According to a report Friday night from Over the Cap, the New Orleans Saints and quarterback Drew Brees recently worked out a contract renegotiation that will reduce the player’s 2021 salary cap charge by nearly $24 million and thus help the team out of a huge hole prior to the start of the new league year on March 17. Since this report surfaced, I have seen other sites foolishly attempt to compare what Brees and the Saints did to what the Pittsburgh Steelers might do with quarterback Ben Roethlisberger in the next six weeks. Let me fully explain what the Saints just did with Brees and why comparing it to what the Steelers might do with Roethlisberger is way wrong.
Per league source the #Saints have renegotiated Drew Brees' contract to open up nearly $24M in cap space for 2021.
— Jason_OTC (@Jason_OTC) February 6, 2021
For starters, Brees’ contract already ran through 2023 prior to his recent restructure. Those extra years were added last March when the quarterback signed a two-year, $50 million extension to help free up cap space for the 2020 season. Both sides knew at that time that 2020 would likely be Brees’ final season. Just in case it wasn’t, Brees agreed to have a base salary of $25 million in 2021 with 2022 and 2023 being voidable years.
The #Saints agree to terms with QB Drew Brees, source said. He gets a 2-year deal worth roughly $50M. Never in doubt, but now done. And Brees took less to help the team continue to build.
— Ian Rapoport (@RapSheet) March 17, 2020
Drew Brees' contract breakdown:
$23M roster bonus (treated as a signing bonus for cap purposes)
2020 base salary: $2M
2021 base salary: $25M
2022-2023: Void years
The bonus and voidable years allow for a modest 2020 cap figure as the Saints keep building their roster.
— Field Yates (@FieldYates) March 18, 2020
Below is what Brees’ contract looked like after signing his extension last March.
So, what happened this week with Brees’ contract and why did it happen?
As you can see, Brees, who we all know is going to retire this offseason, was scheduled to count $36.15 million against the Saints 2021 salary cap. If the Saints were to cut or place him on the retired list before June 1, they would save the $25 million base salary, but Brees’ dead money would have jumped from $11.15 million to $22.65 million because of the acceleration of the prorated signing bonus amounts in 2022 and 2023. In short, the Saints would have cleared just $13.5 million in 2021 salary cap space had a move been made prior to June 1 with his contract as is.

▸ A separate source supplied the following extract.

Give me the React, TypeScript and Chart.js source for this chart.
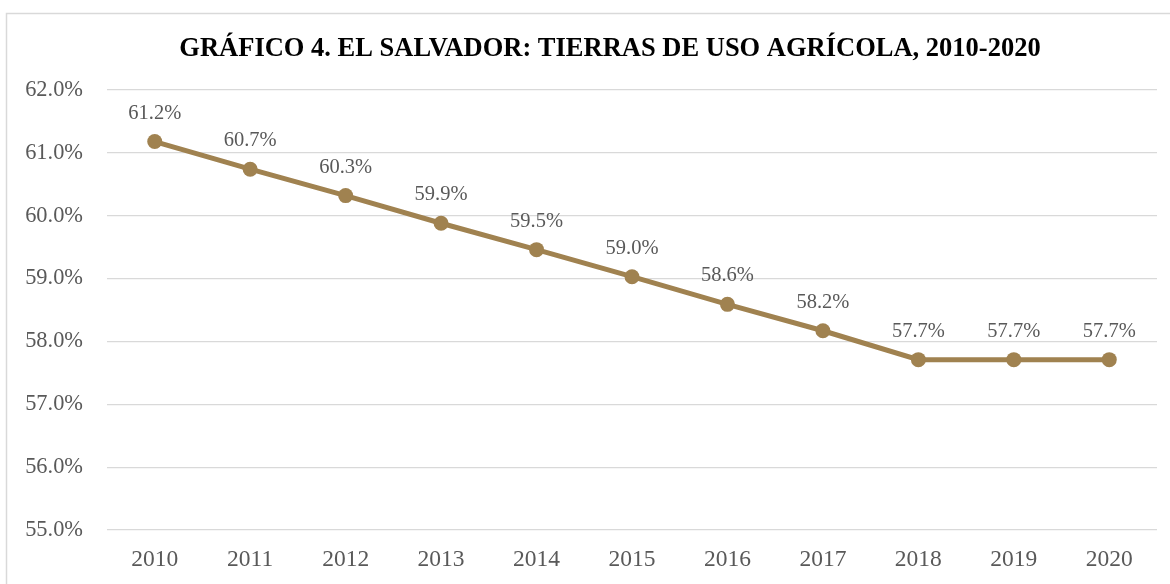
import React, { useEffect, useRef } from "react";
import { Chart, registerables } from "chart.js";

Chart.register(...registerables);

const TITLE = "GRÁFICO 4. EL SALVADOR: TIERRAS DE USO AGRÍCOLA, 2010-2020";
const years = ["2010", "2011", "2012", "2013", "2014", "2015", "2016", "2017", "2018", "2019", "2020"];
const agriLandPct = [61.18, 60.74, 60.32, 59.88, 59.46, 59.03, 58.59, 58.17, 57.71, 57.71, 57.71];
const yMin = 55;
const yMax = 62;
const yStep = 1;

const FONT = "'Liberation Serif', 'Times New Roman', serif";
const LINE_COLOR = "rgb(160,130,80)";
const TEXT_GRAY = "#595959";
const GRID = "#d9d9d9";

const framePlugin = {
  id: "frameAndTitle",
  beforeDraw(chart: any) {
    const ctx = chart.ctx;
    ctx.save();
    ctx.fillStyle = "#ffffff";
    ctx.fillRect(0, 0, chart.width, chart.height);
    ctx.strokeStyle = GRID;
    ctx.lineWidth = 1.5;
    ctx.beginPath();
    ctx.moveTo(6.5, chart.height + 5);
    ctx.lineTo(6.5, 13.5);
    ctx.lineTo(chart.width + 5, 13.5);
    ctx.stroke();
    ctx.fillStyle = "#000000";
    ctx.font = `bold 26.5px ${FONT}`;
    ctx.textAlign = "center";
    ctx.textBaseline = "alphabetic";
    ctx.fillText(TITLE, 610, 56);
    ctx.restore();
  },
  afterDatasetsDraw(chart: any) {
    const ctx = chart.ctx;
    const meta = chart.getDatasetMeta(0);
    const data = chart.data.datasets[0].data as number[];
    ctx.save();
    ctx.fillStyle = TEXT_GRAY;
    ctx.font = `20.5px ${FONT}`;
    ctx.textAlign = "center";
    ctx.textBaseline = "alphabetic";
    meta.data.forEach((pt: any, i: number) => {
      ctx.fillText(data[i].toFixed(1) + "%", pt.x, pt.y - 23);
    });
    ctx.restore();
  },
};

export default function App() {
  const ref = useRef<HTMLCanvasElement | null>(null);
  useEffect(() => {
    document.body.style.margin = "0";
    if (!ref.current) return;
    const chart = new Chart(ref.current, {
      type: "line",
      data: {
        labels: years,
        datasets: [
          {
            data: agriLandPct,
            borderColor: LINE_COLOR,
            backgroundColor: LINE_COLOR,
            borderWidth: 5,
            pointRadius: 7.5,
            pointHoverRadius: 7.5,
            pointBackgroundColor: LINE_COLOR,
            pointBorderWidth: 0,
            tension: 0,
          },
        ],
      },
      options: {
        responsive: false,
        animation: false,
        layout: { padding: { left: 0, right: 13, top: 90, bottom: 0 } },
        plugins: {
          legend: { display: false },
          title: { display: false },
          tooltip: { enabled: false },
        },
        scales: {
          x: {
            offset: true,
            afterFit(scale: any) {
              scale.height = 54;
            },
            grid: { display: false, drawTicks: false },
            border: { display: false },
            ticks: { color: TEXT_GRAY, font: { family: FONT, size: 23.5 }, padding: 16, maxRotation: 0 },
          },
          y: {
            min: yMin,
            max: yMax,
            afterFit(scale: any) {
              scale.width = 107;
            },
            grid: { color: GRID, lineWidth: 1.2, drawTicks: false },
            border: { display: false },
            ticks: {
              stepSize: yStep,
              color: TEXT_GRAY,
              font: { family: FONT, size: 22.4 },
              padding: 24,
              callback: (v: any) => Number(v).toFixed(1) + "%",
            },
          },
        },
      },
      plugins: [framePlugin],
    });
    return () => chart.destroy();
  }, []);
  return (
    <div style={{ position: "absolute", left: 0, top: 0, width: 1170, height: 584, background: "#fff" }}>
      <canvas ref={ref} width={1170} height={584} style={{ display: "block" }} />
    </div>
  );
}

So, what happened with Brees’ contract this week and how will it make a difference.
What happened this week is that Brees agreed to a flat pay cut in 2021. With him not playing, he agreed to have his $25 million base salary dropped down to the minimum of $1.075 million. He’s not getting any of that money, so it was merely a move on paper to help the team. In dropping his salary to the minimum, Brees helped the Saints instantly clear nearly $24 million in 2021 salary cap space.
So, here’s the real kicker. With Brees’ contract being dropped nearly $24 million for 2021 the Saints can now afford to keep him under contract through June 1. On June 2, they can place him on the Reserve/Retired list and at that point, the prorated bonus amounts in 2022 and 2023 that total $11.5 million won’t escalate into 2021. Instead, the remaining prorated bonus amounts escalate into 2022 as a dead money charge of $11.5 million.
So, by getting Brees to cut his paper salary by nearly $24 million this week, the Saints not only get instant salary cap relief ahead of the start of the new league, but they also get themselves time bought so that the quarterback’s bonus proration amounts for 2022 and 2023 don’t escalate into 2021 as dead money.
So, to summarize, Brees only took a $23.925 million pay cut on paper this week. That’s it, that’s all that happened.
See how this is not even close to what is likely to happen with Roethlisberger in the coming weeks?
Roethlisberger is due a $4 million base salary in 2021 and another $15 million in the form of a March roster bonus. What’s most likely going to happen with him is that all but $1.075 million of the total $19 million will be turned into a signing bonus as part of an extension that includes some number of voidable years. That extension will be from two to four years, depending on how much cap space the Steelers want to save in 2021. In short, expect Roethlisberger to still get his $19 million in 2021 and with most of it coming in the form of a signing bonus in the coming weeks.
As part of a Roethlisberger extension that will likely include voidable years, we could see the team and the quarterback work out a very defined salary amount for the 2022 season that doesn’t void right after the 2021 season. In short, and assuming 2021 winds up being Roethlisberger’s final season in the NFL, we could see the two sides do something similar to what the Saints did this past week with Brees a year from now so that the Steelers can lessen a full dead money hit in 2022.
I hope all the above explains why what the Saints did with Brees this week is totally different from what the Steelers will likely do with Roethlisberger in the next six weeks. This is why people that do not understand contracts and the salary cap shouldn’t write about either topic.